During the year ended December 31, 2004, one of the Company’s operating subsidiaries entered into a tenancy agreement with Lucky Happy Development Limited, which is an indirectly wholly-owned subsidiary of E2-Capital, for the purpose of the Hong Kong office premise. Lucky Happy Development transferred its ownership interest in the Hong Kong office premise to a third party unaffiliated with E2-Capital by the end of June 2005. The rent paid during the year ended December 31, 2004 and 2005 amounted to $8 and $28 respectively.

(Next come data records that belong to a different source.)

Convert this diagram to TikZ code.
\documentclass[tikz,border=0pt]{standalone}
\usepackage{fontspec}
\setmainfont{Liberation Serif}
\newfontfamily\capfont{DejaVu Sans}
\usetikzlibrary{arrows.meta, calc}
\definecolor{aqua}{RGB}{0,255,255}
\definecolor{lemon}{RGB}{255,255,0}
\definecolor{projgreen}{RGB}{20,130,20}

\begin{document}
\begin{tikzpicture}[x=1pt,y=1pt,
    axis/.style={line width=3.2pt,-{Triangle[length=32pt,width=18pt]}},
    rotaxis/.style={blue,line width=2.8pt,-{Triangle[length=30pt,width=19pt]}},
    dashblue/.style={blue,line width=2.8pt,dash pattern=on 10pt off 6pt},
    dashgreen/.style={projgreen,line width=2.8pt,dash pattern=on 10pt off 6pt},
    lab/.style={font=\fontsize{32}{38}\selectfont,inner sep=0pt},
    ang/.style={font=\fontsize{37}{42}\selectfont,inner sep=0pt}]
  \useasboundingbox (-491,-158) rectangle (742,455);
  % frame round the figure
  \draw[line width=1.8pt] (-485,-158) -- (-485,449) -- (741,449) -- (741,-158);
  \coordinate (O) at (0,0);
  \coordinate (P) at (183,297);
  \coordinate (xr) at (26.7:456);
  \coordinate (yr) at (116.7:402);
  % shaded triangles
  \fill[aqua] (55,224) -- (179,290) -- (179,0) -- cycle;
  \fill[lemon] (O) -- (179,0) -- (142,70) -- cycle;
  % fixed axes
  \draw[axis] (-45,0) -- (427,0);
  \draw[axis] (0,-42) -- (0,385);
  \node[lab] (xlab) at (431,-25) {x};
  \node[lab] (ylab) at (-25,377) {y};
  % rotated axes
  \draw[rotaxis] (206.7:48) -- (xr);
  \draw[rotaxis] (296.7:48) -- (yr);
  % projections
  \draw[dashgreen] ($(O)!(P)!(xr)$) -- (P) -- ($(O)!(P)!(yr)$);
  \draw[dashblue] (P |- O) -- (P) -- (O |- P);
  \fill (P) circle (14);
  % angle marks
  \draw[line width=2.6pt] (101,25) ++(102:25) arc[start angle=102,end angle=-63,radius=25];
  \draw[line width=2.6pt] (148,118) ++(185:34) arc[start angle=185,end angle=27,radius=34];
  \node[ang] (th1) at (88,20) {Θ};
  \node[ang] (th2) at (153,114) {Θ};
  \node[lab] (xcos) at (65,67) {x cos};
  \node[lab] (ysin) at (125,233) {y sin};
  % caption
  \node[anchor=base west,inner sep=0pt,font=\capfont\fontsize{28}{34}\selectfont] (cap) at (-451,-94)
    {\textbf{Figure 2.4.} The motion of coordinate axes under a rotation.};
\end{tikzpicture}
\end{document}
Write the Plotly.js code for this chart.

On August 26, 2005, the existing holders of the Company’s ordinary shares entered into a share purchase agreement to sell 5,895,440 ordinary shares on a pro rata basis on their holdings of the Company’s ordinary shares for a total purchase price of approximately $2.5 million to four new investors, including a Company’s independent director, at approximately $0.42 per share. The share purchase and sale transaction was completed in September 2005. The director is being sold 1,000,000 ordinary shares in connection with his appointment as director of the Company. Accordingly, the Company engaged a third party appraiser to assist in the assessment of the fair value of the ordinary shares at the date of purchase, in order to determine the amount of share-based compensation expense required to be recorded in connection with this transaction. As a result, the Company incurred compensation expenses amounted to $132 during the year ended December 31, 2005.
20. Contingency
On March 30, 2005, the Company received a settlement offer from legal counsel representing a former customer which filed a complaint with the Bankruptcy Court in the United States District Court, North District of California on July 24, 2003 to recover certain amounts which may be deemed to be “preferential transfers”, pursuant to Chapter 11 of the Bankruptcy Code. The maximum potential claims under this complaint is approximately $2,000 based on payments received by A-Max from this customer within 90 days before the customer’s bankruptcy filing. The Company believes that these payments were made in the normal course of business and should not be deemed to be preferential and will defend its rights vigorously.
Pursuant to the Amended and Restated Settlement Agreement and Release which was entered into as of March 17, 2006 by and between the former customer and its debtors and the Company, the maximum settlement amount for this claim was $262 of which the Company has fully reserved in the consolidated balance sheet.